The song samples "Prove It" by Aretha Franklin, specifically the line: "Now let me see you prove it / Just let me see you prove it". Throughout the song, Drake denies the allegations of pedophilia and sexual misconduct levelled against him by Lamar on previous songs, saying "Only fuckin' with Whitneys, not Millie Bobby Browns, I'd never look twice at no teenager." However, Drake has previously been under fire for kissing an underage girl during a concert in 2010, in which he asks how old she is, which she responds 17, he then comments on her body saying "I can't go to jail yet man! Why do you look like that?"

He also alleges that Lamar fixates on the topic because of his own supposed molestation as a child, labeling this "trauma from [Lamar's] own confessions". Drake traces this to Lamar's song "Mother I Sober" off of his 2022 album Mr. Morale & The Big Steppers, referring to the song as "that one record where you say you got molested". However, the referenced song is actually about generational trauma and Lamar's mother not believing him when he truthfully told her he had not been molested.

Drake also denies the allegations that he has a hidden daughter, claiming to have "fed" Lamar false information through double agents. He also goes on the attack against Lamar, attacking his relationship with his fiancée Whitney Alford. Drake claims that the relationship between Lamar and Alford has grown distant, accuses Lamar of committing physical domestic abuse against Alford, and suggests that Alford was impregnated by Lamar's manager Dave Free. He cites social media posts such as the one featured in the single artwork that he says support his claims.

Towards the end of "The Heart Part 6", Drake expresses his desire to withdraw from the feud in light of Lamar's supposed childhood trauma, saying "I don't wanna diss you anymore, this really got me second-guessing". He sarcastically wishes Lamar well in recovering from his alleged traumatic experiences. The song concludes with a spoken word outro in which Drake says it was enjoyable to "get the pen working" during the feud, which he calls "good exercise".

==Reception==

"The Heart Part 6" was negatively received by critics. Candace McDuffie of The Root called the song a "cringy response" in which Drake's lyrics come off as a confession to Lamar's pedophilia accusations, and found his disses towards Lamar contradictory and nonsensical. Fellow rapper Rick Ross also slammed the song, saying of its lyrical content, "You know ain't nobody playing a song about pedophilia and defending pedophilia in the club". Ross singled out one line in particular, "If I was fucking young girls, I promise I'd have been arrested / I'm way too famous for this shit you just suggested" as especially poorly executed. Referencing rumors of Drake using ghostwriters and mocking Drake's biracial identity, he remarked, "Whoever wrote that for you should have put more thought into that… White boy, it's your writers. Whatever message you translated to them, that wasn't the way they was supposed to do that". In June 2024, Drake deleted an Instagram post promoting the song from his feed, a move that was interpreted in the media as a white flag admission.

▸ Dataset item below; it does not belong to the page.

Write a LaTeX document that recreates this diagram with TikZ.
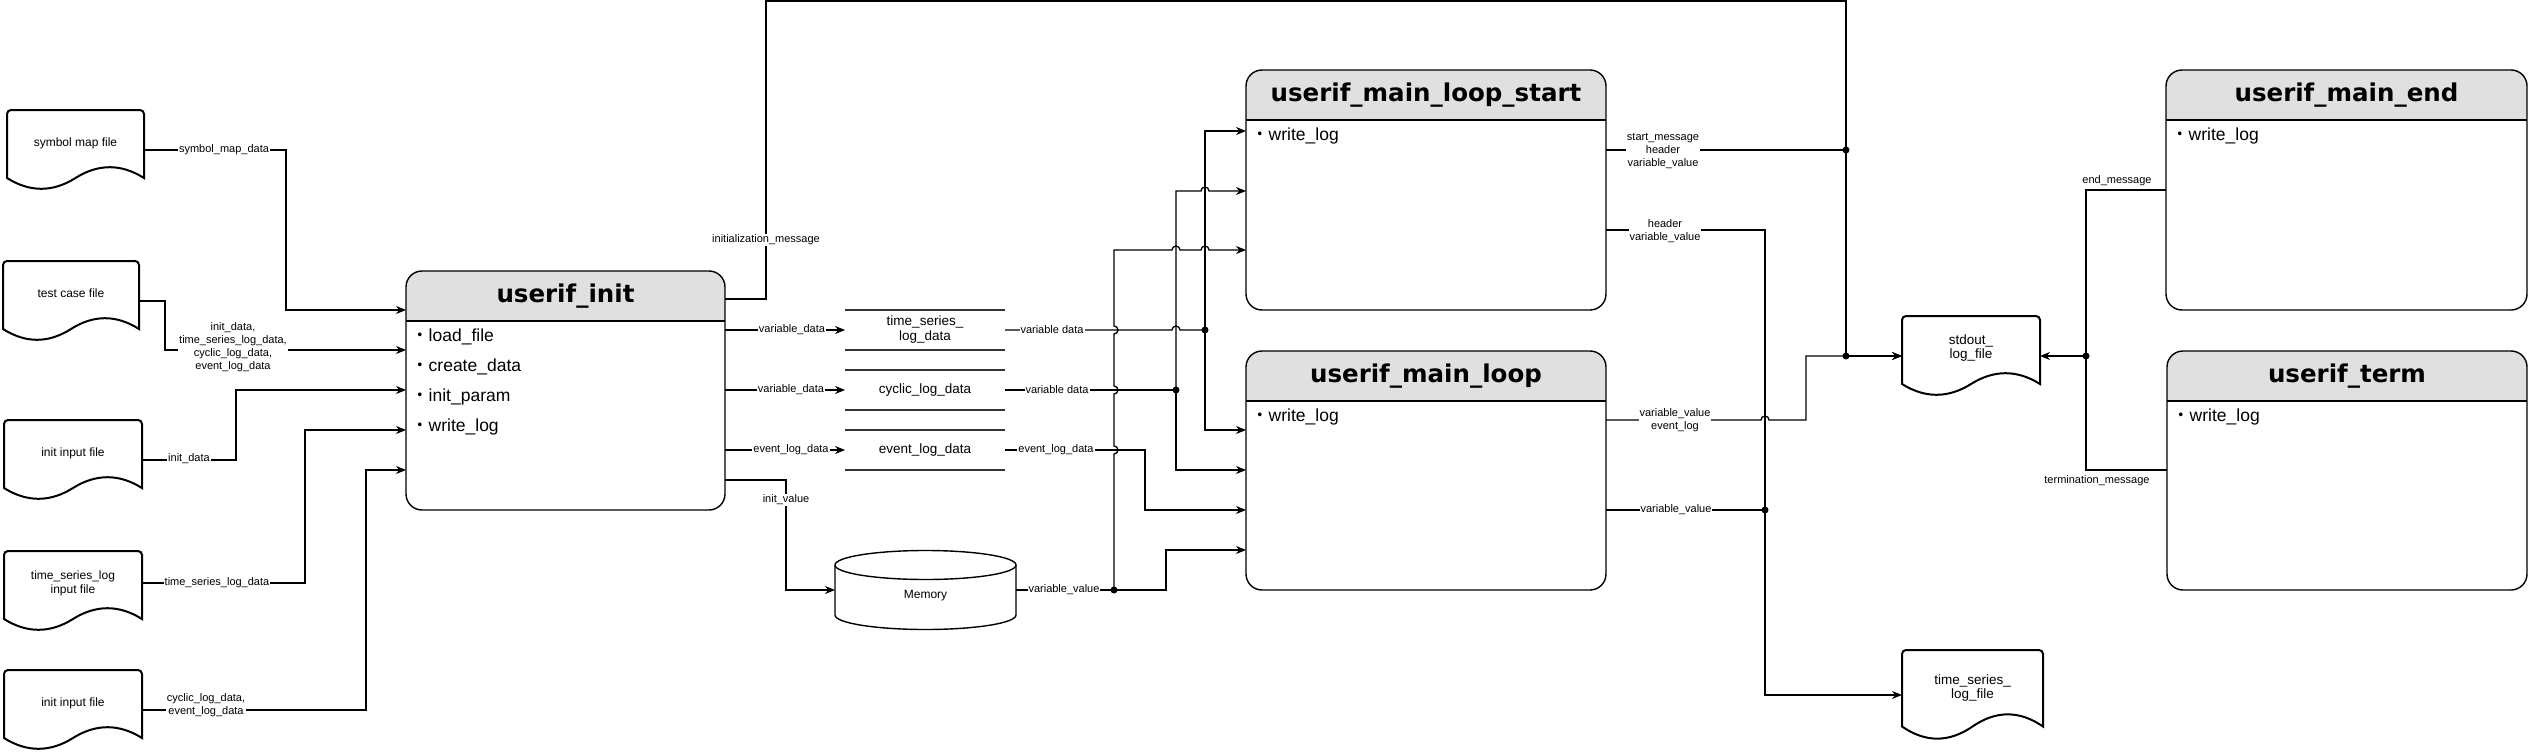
\documentclass[tikz,border=0pt]{standalone}
\usepackage{fontspec}
\setmainfont{Liberation Sans}
\newfontfamily\ttlfont{DejaVu Sans}
\newfontfamily\cjkfont{Noto Sans CJK JP}
\usetikzlibrary{arrows.meta,calc}
\definecolor{hdrfill}{RGB}{224,224,224}
\definecolor{storegray}{RGB}{51,51,51}
\tikzset{
  conn/.style={line width=1.3pt, draw=black},
  arr/.style={conn, -{Stealth[length=10pt,width=8pt]}},
  lbl/.style={font=\fontsize{11}{13}\selectfont, fill=white, inner sep=1pt, align=center},
  docline/.style={line width=2pt, draw=black, fill=white},
  doctext/.style={font=\fontsize{12}{14}\selectfont, align=center, inner sep=0pt},
  doctextb/.style={font=\fontsize{13.5}{14.5}\selectfont, align=center, inner sep=0pt},
  anchorbox/.style={draw=none, inner sep=0pt, outer sep=0pt},
  boxline/.style={line width=1.4pt, draw=black},
  storeline/.style={line width=2.2pt, draw=storegray},
  storetext/.style={anchorbox, minimum width=160pt, minimum height=40pt, font=\fontsize{13.5}{15}\selectfont, align=center},
  titletext/.style={font=\ttlfont\bfseries\fontsize{24.5}{28}\selectfont, inner sep=0pt},
  itemtext/.style={font=\fontsize{17.5}{20}\selectfont, inner sep=0pt, anchor=west},
  jdot/.style={fill=black},
}
\newcommand\mainbox[6]{%
  \node[anchorbox, minimum width=#4pt, minimum height=#5pt] (#1) at (#2,#3) {};
  \begin{scope}
    \clip[rounded corners=16pt] (#1.north west) rectangle (#1.south east);
    \fill[hdrfill] (#1.north west) rectangle ($(#1.north east)+(0,50)$);
  \end{scope}
  \draw[boxline] ($(#1.north west)+(0,50)$) -- ($(#1.north east)+(0,50)$);
  \draw[boxline, rounded corners=16pt] (#1.north west) rectangle (#1.south east);
  \node[titletext] (#1-title) at ($(#1.north)+(0,25)$) {#6};
}
\newcommand\boxitem[3]{%
  \node[itemtext] (#1-i#2) at ($(#1.north west)+(5,{36+30*#2})$) {{\cjkfont ・}#3};
}
\newcommand\docshape[4]{%
  \draw[docline] (#1,{#2+0.85*#4}) [rounded corners=4pt] -- (#1,#2) -- ({#1+#3},#2) [sharp corners] -- ({#1+#3},{#2+0.85*#4})
    .. controls ({#1+0.8333*#3},{#2+0.67*#4}) and ({#1+0.6667*#3},{#2+0.67*#4}) .. ({#1+0.5*#3},{#2+0.85*#4})
    .. controls ({#1+0.3333*#3},{#2+1.03*#4}) and ({#1+0.1667*#3},{#2+1.03*#4}) .. (#1,{#2+0.85*#4}) -- cycle;
}
\newcommand\docnode[8]{%
  \docshape{#2}{#3}{#4}{#5}
  \node[anchorbox, minimum width=#4pt, minimum height=#5pt] (#1) at ({#2+0.5*#4},{#3+0.5*#5}) {};
  \node[#7] (#1-t) at ({#2+0.5*#4},{#3+#6}) {#8};
}
\begin{document}
\begin{tikzpicture}[x=1pt,y=-1pt]
\useasboundingbox (0,0) rectangle (2528,752);
\fill[white] (0,0) rectangle (2528,752);

% ---------- documents ----------
\docnode{sym}{7}{110}{137}{80}{33}{doctext}{symbol map file}
\docnode{tc}{3}{261}{136}{80}{32}{doctext}{test case file}
\docnode{iin}{4}{420}{138}{80}{33}{doctext}{init input file}
\docnode{tsin}{4}{551}{138}{80}{32}{doctext}{time\_series\_log\\input file}
\docnode{iin2}{4}{670}{138}{80}{33}{doctext}{init input file}
\docnode{stdout}{1902}{316}{138}{80}{32}{doctextb}{stdout\_\\log\_file}
\docnode{tslog}{1902}{650}{141}{90}{38}{doctextb}{time\_series\_\\log\_file}

% ---------- main boxes ----------
\mainbox{init}{565.5}{390.5}{319}{239}{userif\_init}
\boxitem{init}{1}{load\_file}
\boxitem{init}{2}{create\_data}
\boxitem{init}{3}{init\_param}
\boxitem{init}{4}{write\_log}
\mainbox{mls}{1426}{190}{360}{240}{userif\_main\_loop\_start}
\boxitem{mls}{1}{write\_log}
\mainbox{ml}{1426}{470.5}{360}{239}{userif\_main\_loop}
\boxitem{ml}{1}{write\_log}
\mainbox{mend}{2346.5}{190}{361}{240}{userif\_main\_end}
\boxitem{mend}{1}{write\_log}
\mainbox{term}{2347}{470.5}{360}{239}{userif\_term}
\boxitem{term}{1}{write\_log}

% ---------- data stores ----------
\node[storetext] (tsd) at (925,330) {time\_series\_\\log\_data};
\node[storetext] (cld) at (925,390) {cyclic\_log\_data};
\node[storetext] (evd) at (925,450) {event\_log\_data};
\foreach \s in {tsd,cld,evd}{
  \draw[storeline] (\s.north west) -- (\s.north east) (\s.south west) -- (\s.south east);
}

% ---------- memory ----------
\node[anchorbox, minimum width=181pt, minimum height=79pt] (mem) at (925.5,590) {};
\draw[boxline, fill=white] (835,565) -- (835,615) arc[start angle=180, end angle=360, x radius=90.5pt, y radius=14.5pt] -- (1016,565) arc[start angle=0, end angle=180, x radius=90.5pt, y radius=14.5pt] -- cycle;
\draw[boxline] (835,565) arc[start angle=180, end angle=360, x radius=90.5pt, y radius=14.5pt];
\node[font=\fontsize{12}{14}\selectfont, inner sep=0pt] (mem-t) at (925.5,596) {Memory};

% ---------- inputs to userif_init ----------
\draw[arr] (sym.east) -- (286,150) -- (286,310) -- (init.west |- 0,310);
\draw[arr] (tc.east) -- (165,301) -- (165,350) -- (init.west |- 0,350);
\draw[arr] (iin.east) -- (236,460) -- (236,390) -- (init.west |- 0,390);
\draw[arr] (tsin.east |- 0,583) -- (305,583) -- (305,430) -- (init.west |- 0,430);
\draw[arr] (iin2.east) -- (366,710) -- (366,470) -- (init.west |- 0,470);

% ---------- outputs of userif_init ----------
\draw[arr] (init.east |- 0,330) -- (tsd.west);
\draw[arr] (init.east |- 0,390) -- (cld.west);
\draw[arr] (init.east |- 0,450) -- (evd.west);
\draw[arr] (init.east |- 0,480) -- (786,480) -- (786,590) -- (mem.west);
\draw[arr] (init.east |- 0,299) -- (766,299) -- (766,1) -- (1846,1) -- (1846,356) -- (stdout.west);

% ---------- stores to main loop boxes ----------
\coordinate (jts) at (1205,330);
\coordinate (jcy) at (1176,390);
\coordinate (jmem) at (1114,590);
\draw[conn] (tsd.east) -- (1172,330) arc[start angle=180, end angle=0, radius=4pt] -- (jts);
\draw[arr] (jts) -- (1205,131) -- (mls.west |- 0,131);
\draw[arr] (jts) -- (1205,430) -- (ml.west |- 0,430);
\draw[conn] (cld.east) -- (jcy);
\draw[arr] (jcy) -- (1176,191) -- (1201,191) arc[start angle=180, end angle=0, radius=4pt] -- (mls.west |- 0,191);
\draw[arr] (jcy) -- (1176,470) -- (ml.west |- 0,470);
\draw[arr] (evd.east) -- (1145,450) -- (1145,510) -- (ml.west |- 0,510);
\draw[conn] (mem.east) -- (jmem);
\draw[arr] (jmem) -- (1114,454) arc[start angle=-90, end angle=90, radius=4pt] -- (1114,394) arc[start angle=-90, end angle=90, radius=4pt] -- (1114,334) arc[start angle=-90, end angle=90, radius=4pt] -- (1114,250) -- (1172,250) arc[start angle=180, end angle=0, radius=4pt] -- (1201,250) arc[start angle=180, end angle=0, radius=4pt] -- (mls.west |- 0,250);
\draw[arr] (jmem) -- (1166,590) -- (1166,550) -- (ml.west |- 0,550);
\foreach \j in {jts,jcy,jmem}{ \fill[jdot] (\j) circle (3.5pt); }

% ---------- right side ----------
\coordinate (jtop) at (1846,150);
\coordinate (jst) at (1846,356);
\coordinate (jvv) at (1765,510);
\coordinate (jend) at (2086,356);
\draw[conn] (mls.east |- 0,150) -- (jtop);
\draw[arr] (mls.east |- 0,230) -- (1765,230) -- (1765,695) -- (tslog.west);
\draw[arr] (ml.east |- 0,420) -- (1761,420) arc[start angle=180, end angle=0, radius=4pt] -- (1806,420) -- (1806,356) -- (stdout.west);
\draw[conn] (ml.east |- 0,510) -- (jvv);
\draw[arr] (mend.west |- 0,190) -- (2086,190) -- (2086,356) -- (stdout.east);
\draw[conn] (term.west |- 0,470) -- (2086,470) -- (jend);
\foreach \j in {jtop,jst,jvv,jend}{ \fill[jdot] (\j) circle (3.5pt); }

% ---------- labels ----------
\node[lbl] (l-sym) at (224,150) {symbol\_map\_data};
\node[lbl] (l-tc) at (233,347) {init\_data,\\time\_series\_log\_data,\\cyclic\_log\_data,\\event\_log\_data};
\node[lbl] (l-iin) at (189,459) {init\_data};
\node[lbl] (l-tsin) at (217,583) {time\_series\_log\_data};
\node[lbl] (l-iin2) at (206,705) {cyclic\_log\_data,\\event\_log\_data};
\node[lbl] (l-v1) at (792,330) {variable\_data};
\node[lbl] (l-v2) at (791,390) {variable\_data};
\node[lbl] (l-e1) at (791,450) {event\_log\_data};
\node[lbl] (l-iv) at (786,500) {init\_value};
\node[lbl] (l-im) at (766,240) {initialization\_message};
\node[lbl] (l-v3) at (1052,330) {variable data};
\node[lbl] (l-v4) at (1057,390) {variable data};
\node[lbl] (l-e2) at (1056,450) {event\_log\_data};
\node[lbl] (l-vv) at (1064,590) {variable\_value};
\node[lbl] (l-sm) at (1663,151) {start\_message\\header\\variable\_value};
\node[lbl] (l-hv) at (1665,231) {header\\variable\_value};
\node[lbl] (l-ve) at (1675,420) {variable\_value\\event\_log};
\node[lbl] (l-vv2) at (1676,510) {variable\_value};
\node[lbl] (l-em) at (2117,181) {end\_message};
\node[lbl] (l-tm) at (2097,481) {termination\_message};
\end{tikzpicture}
\end{document}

Drake's OVO clothing retailer on London's Carnaby Street was vandalized on May 7, 2024, by an unknown graffiti artist, who plastered the phrase "They not like us" in silver lettering on its window. The London Metropolitan Police Service have not announced plans to investigate the store tagging and no arrests have been made. In the following days, two separate individuals were apprehended by the Toronto Police while attempting to break into Drake's Bridle Path home; the same residence shown on the cover art for Kendrick Lamar's "Not Like Us".